Transcribe the records that follow in their entirety, omitting any pictures.

┌──

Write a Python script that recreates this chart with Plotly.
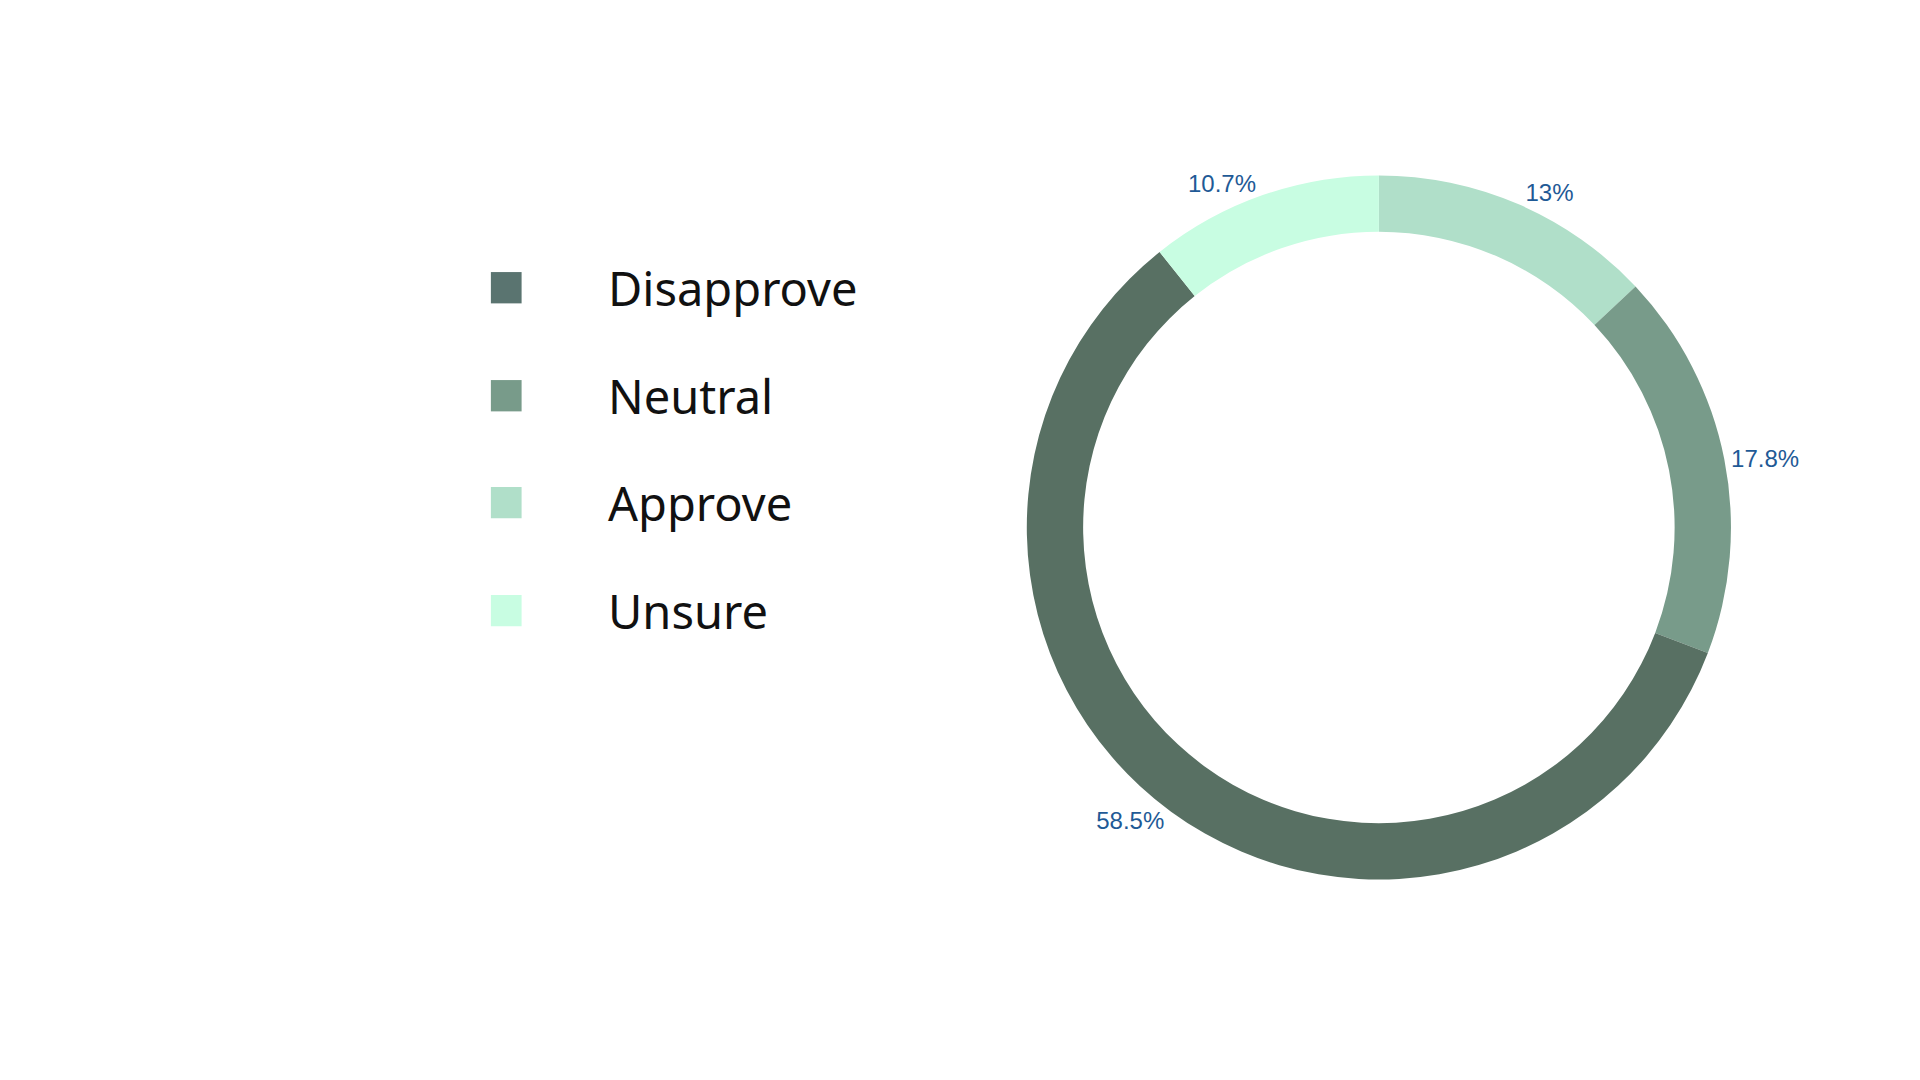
import plotly.graph_objects as go

labels = ["Approve", "Neutral", "Disapprove", "Unsure"]
values = [13.0, 17.8, 58.5, 10.7]
colors = ["#b0dfc9", "#789b8a", "#587063", "#c8fde2"]
legend_order = ["Disapprove", "Neutral", "Approve", "Unsure"]
legend_colors = ["#5a7470", "#789b8a", "#b0dfc9", "#c8fde2"]

fig = go.Figure(go.Pie(
    labels=labels, values=values, hole=0.84, sort=False, direction="clockwise",
    rotation=0, marker=dict(colors=colors, line=dict(width=0)),
    texttemplate="%{value}%", textposition="outside",
    textfont=dict(family="Arial, Liberation Sans", size=24, color="#1f5a96"),
    domain=dict(x=[0.530, 0.898], y=[0.193, 0.845]), showlegend=False,
    automargin=False,
))

ys = [0.741, 0.641, 0.542, 0.442]
for name, c, y in zip(legend_order, legend_colors, ys):
    fig.add_shape(type="rect", xref="paper", yref="paper", x0=0.2515, x1=0.2675,
                  y0=y - 0.0145, y1=y + 0.0145, fillcolor=c, line=dict(width=0))
    fig.add_annotation(xref="paper", yref="paper", x=0.3116, y=y, text=name,
                       showarrow=False, xanchor="left", yanchor="middle",
                       font=dict(family="Noto Sans", size=47, color="#111111"))

fig.update_layout(width=1920, height=1080, margin=dict(l=0, r=0, t=0, b=0),
                  paper_bgcolor="white", plot_bgcolor="white")
fig.write_html("out.html")
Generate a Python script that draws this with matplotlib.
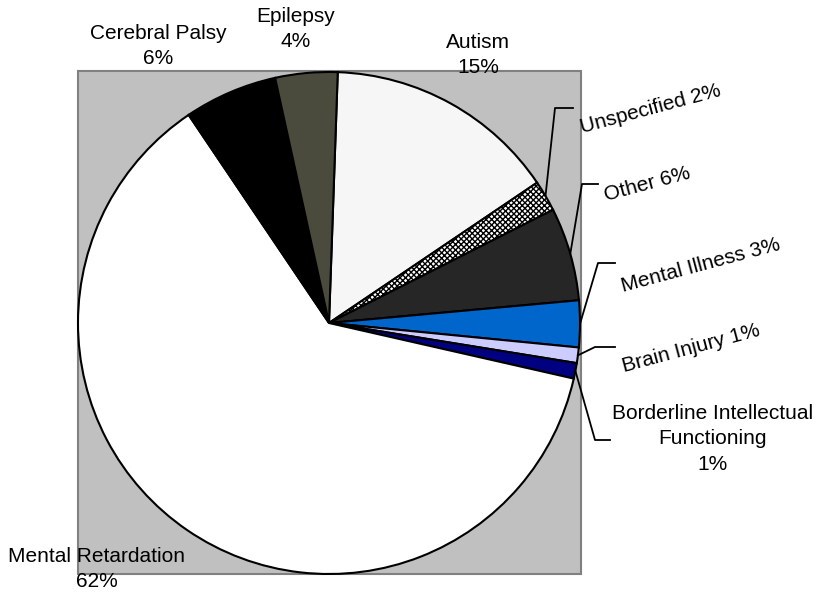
import numpy as np
import matplotlib.pyplot as plt
from matplotlib.patches import Rectangle

plt.rcParams['font.family'] = ['Liberation Sans', 'DejaVu Sans']

# diagnosis shares, clockwise from the top of the pie
categories = ['Autism', 'Unspecified', 'Other', 'Mental Illness', 'Brain Injury',
              'Borderline Intellectual\nFunctioning', 'Mental Retardation',
              'Cerebral Palsy', 'Epilepsy']
shares = [15, 2, 6, 3, 1, 1, 62, 6, 4]
colors = ['#f6f6f6', 'white', '#262626', '#0066cc', '#ccccff', '#000080',
          'white', 'black', '#4b4b3d']
hatches = [None, 'xxxxxx', None, None, None, None, None, None, None]

# label styles: stacked labels sit above/below, inline ones are tilted
stacked = [True, False, False, False, False, True, True, True, True]
label_pos = [(478, 55), (582, 133), (606, 201), (623, 292), (624, 372),
             (713, 439), (97, 569), (158, 46), (296, 29)]
# leader line elbows for the small slices on the right
leaders = {1: [(555, 108), (573, 108)],
           2: [(582, 184), (598, 184)],
           3: [(598, 263), (615, 263)],
           4: [(595, 347), (615, 347)],
           5: [(595, 440), (610, 440)]}

fig = plt.figure(figsize=(8.23, 5.96), dpi=100)
ax = fig.add_axes([0, 0, 1, 1])

cx, cy, r = 329, 323, 251
ax.add_patch(Rectangle((cx - r, cy - r - 1), 2 * r + 1, 2 * r + 1,
                       facecolor='#c0c0c0', edgecolor='#808080', lw=1.5, zorder=0))

# y axis points down here, so counterclock=True draws clockwise on screen
wedges, _ = ax.pie(shares, colors=colors, startangle=-88, counterclock=True,
                   center=(cx, cy), radius=r,
                   wedgeprops=dict(edgecolor='black', linewidth=1.5))
for w, h in zip(wedges, hatches):
    if h:
        w.set_hatch(h)

for i, (name, val) in enumerate(zip(categories, shares)):
    x, y = label_pos[i]
    if stacked[i]:
        ax.text(x, y, f'{name}\n{val}%', ha='center', va='center',
                fontsize=15, linespacing=1.45)
    else:
        ax.text(x, y, f'{name} {val}%', ha='left', va='baseline',
                rotation=15, rotation_mode='anchor', fontsize=15)
    if i in leaders:
        w = wedges[i]
        mid = np.deg2rad((w.theta1 + w.theta2) / 2)
        pts = [(cx + r * np.cos(mid), cy + r * np.sin(mid))] + leaders[i]
        ax.plot([p[0] for p in pts], [p[1] for p in pts], color='black', lw=1.3)

ax.set_xlim(0, 823)
ax.set_ylim(596, 0)
ax.set_aspect('equal')
ax.axis('off')

fig.savefig('out.png', dpi=100, facecolor='white')
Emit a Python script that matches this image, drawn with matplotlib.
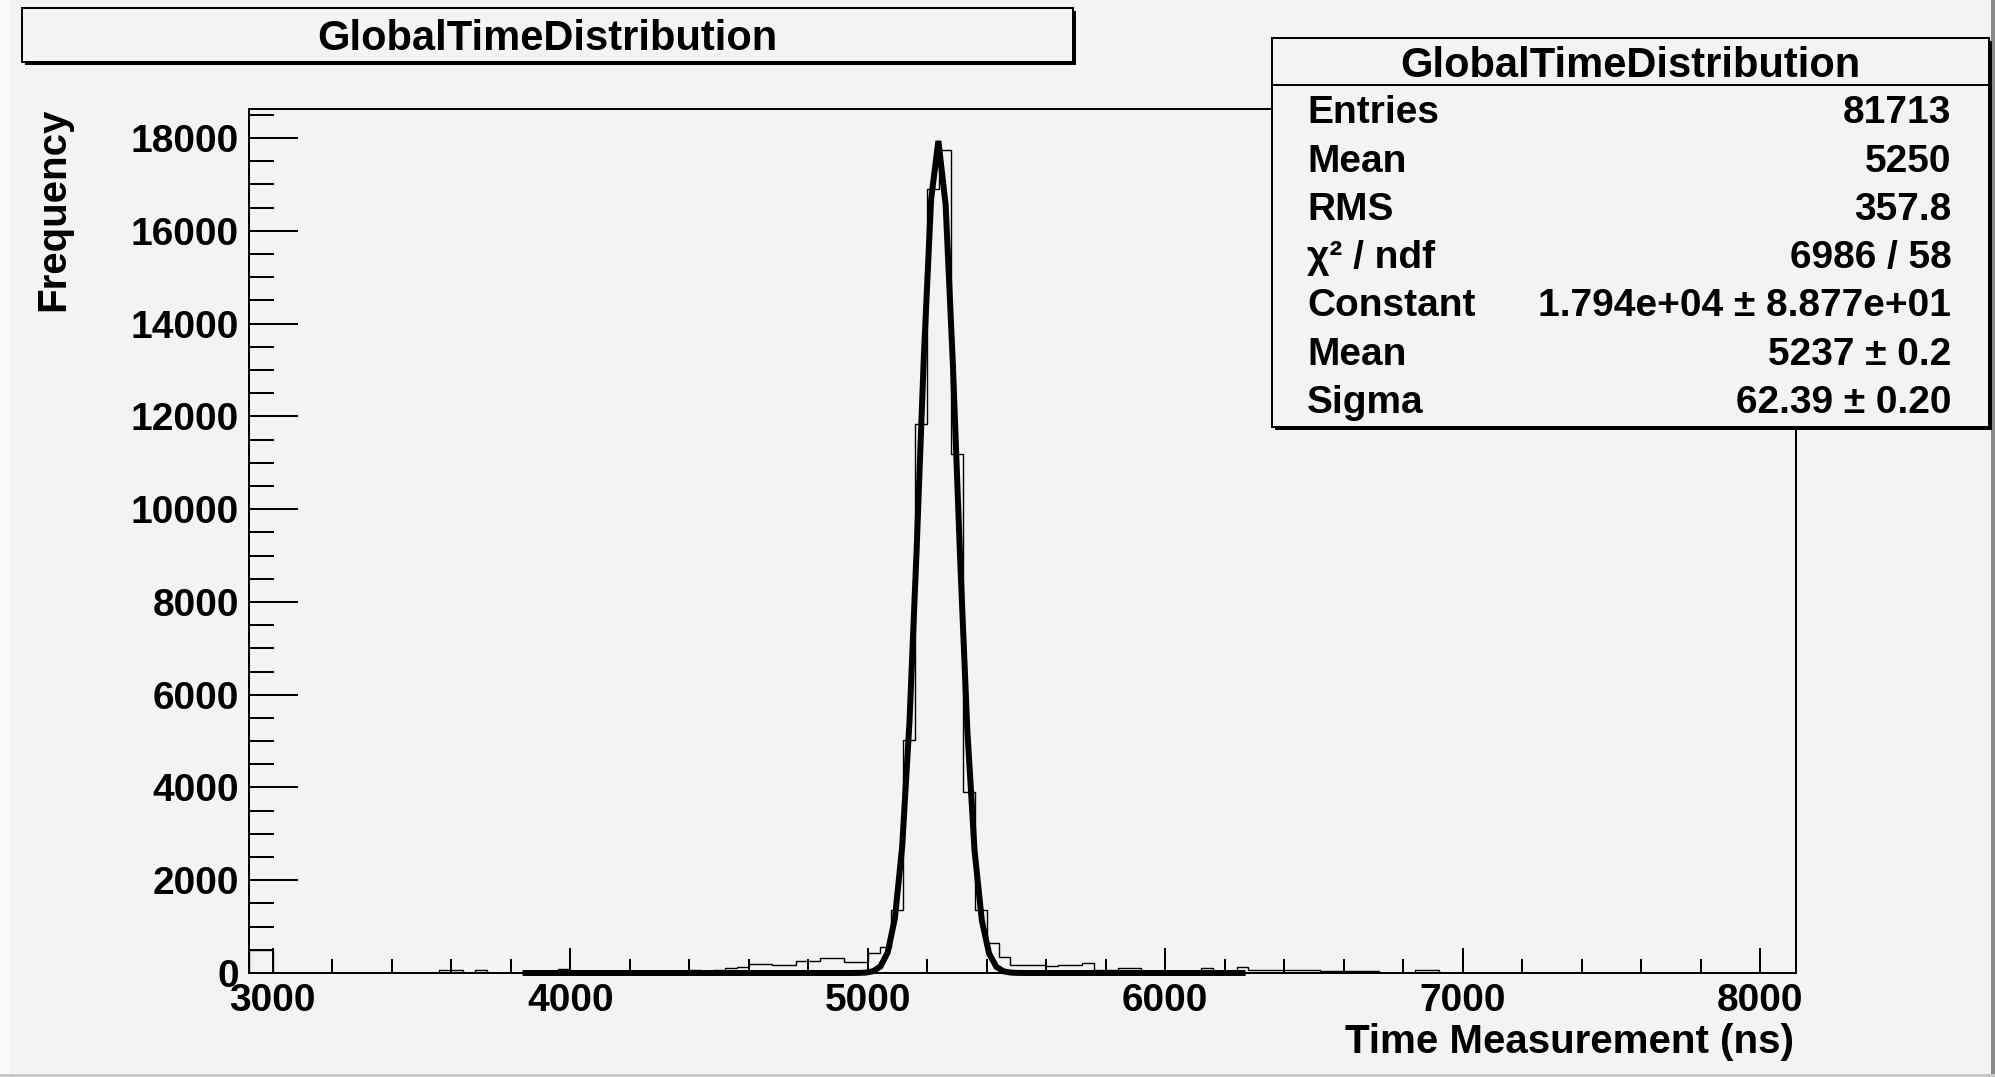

└──

- Exercise solution -
Write a Python script that recreates this chart with Plotly.
import plotly.graph_objects as go

labels = ["Approve", "Neutral", "Disapprove", "Unsure"]
values = [13.0, 17.8, 58.5, 10.7]
colors = ["#b0dfc9", "#789b8a", "#587063", "#c8fde2"]
legend_order = ["Disapprove", "Neutral", "Approve", "Unsure"]
legend_colors = ["#5a7470", "#789b8a", "#b0dfc9", "#c8fde2"]

fig = go.Figure(go.Pie(
    labels=labels, values=values, hole=0.84, sort=False, direction="clockwise",
    rotation=0, marker=dict(colors=colors, line=dict(width=0)),
    texttemplate="%{value}%", textposition="outside",
    textfont=dict(family="Arial, Liberation Sans", size=24, color="#1f5a96"),
    domain=dict(x=[0.530, 0.898], y=[0.193, 0.845]), showlegend=False,
    automargin=False,
))

ys = [0.741, 0.641, 0.542, 0.442]
for name, c, y in zip(legend_order, legend_colors, ys):
    fig.add_shape(type="rect", xref="paper", yref="paper", x0=0.2515, x1=0.2675,
                  y0=y - 0.0145, y1=y + 0.0145, fillcolor=c, line=dict(width=0))
    fig.add_annotation(xref="paper", yref="paper", x=0.3116, y=y, text=name,
                       showarrow=False, xanchor="left", yanchor="middle",
                       font=dict(family="Noto Sans", size=47, color="#111111"))

fig.update_layout(width=1920, height=1080, margin=dict(l=0, r=0, t=0, b=0),
                  paper_bgcolor="white", plot_bgcolor="white")
fig.write_html("out.html")
Generate a Python script that draws this with matplotlib.
import numpy as np
import matplotlib.pyplot as plt
from matplotlib.patches import Rectangle

plt.rcParams['font.family'] = ['Liberation Sans', 'DejaVu Sans']

# diagnosis shares, clockwise from the top of the pie
categories = ['Autism', 'Unspecified', 'Other', 'Mental Illness', 'Brain Injury',
              'Borderline Intellectual\nFunctioning', 'Mental Retardation',
              'Cerebral Palsy', 'Epilepsy']
shares = [15, 2, 6, 3, 1, 1, 62, 6, 4]
colors = ['#f6f6f6', 'white', '#262626', '#0066cc', '#ccccff', '#000080',
          'white', 'black', '#4b4b3d']
hatches = [None, 'xxxxxx', None, None, None, None, None, None, None]

# label styles: stacked labels sit above/below, inline ones are tilted
stacked = [True, False, False, False, False, True, True, True, True]
label_pos = [(478, 55), (582, 133), (606, 201), (623, 292), (624, 372),
             (713, 439), (97, 569), (158, 46), (296, 29)]
# leader line elbows for the small slices on the right
leaders = {1: [(555, 108), (573, 108)],
           2: [(582, 184), (598, 184)],
           3: [(598, 263), (615, 263)],
           4: [(595, 347), (615, 347)],
           5: [(595, 440), (610, 440)]}

fig = plt.figure(figsize=(8.23, 5.96), dpi=100)
ax = fig.add_axes([0, 0, 1, 1])

cx, cy, r = 329, 323, 251
ax.add_patch(Rectangle((cx - r, cy - r - 1), 2 * r + 1, 2 * r + 1,
                       facecolor='#c0c0c0', edgecolor='#808080', lw=1.5, zorder=0))

# y axis points down here, so counterclock=True draws clockwise on screen
wedges, _ = ax.pie(shares, colors=colors, startangle=-88, counterclock=True,
                   center=(cx, cy), radius=r,
                   wedgeprops=dict(edgecolor='black', linewidth=1.5))
for w, h in zip(wedges, hatches):
    if h:
        w.set_hatch(h)

for i, (name, val) in enumerate(zip(categories, shares)):
    x, y = label_pos[i]
    if stacked[i]:
        ax.text(x, y, f'{name}\n{val}%', ha='center', va='center',
                fontsize=15, linespacing=1.45)
    else:
        ax.text(x, y, f'{name} {val}%', ha='left', va='baseline',
                rotation=15, rotation_mode='anchor', fontsize=15)
    if i in leaders:
        w = wedges[i]
        mid = np.deg2rad((w.theta1 + w.theta2) / 2)
        pts = [(cx + r * np.cos(mid), cy + r * np.sin(mid))] + leaders[i]
        ax.plot([p[0] for p in pts], [p[1] for p in pts], color='black', lw=1.3)

ax.set_xlim(0, 823)
ax.set_ylim(596, 0)
ax.set_aspect('equal')
ax.axis('off')

fig.savefig('out.png', dpi=100, facecolor='white')
Emit a Python script that matches this image, drawn with matplotlib.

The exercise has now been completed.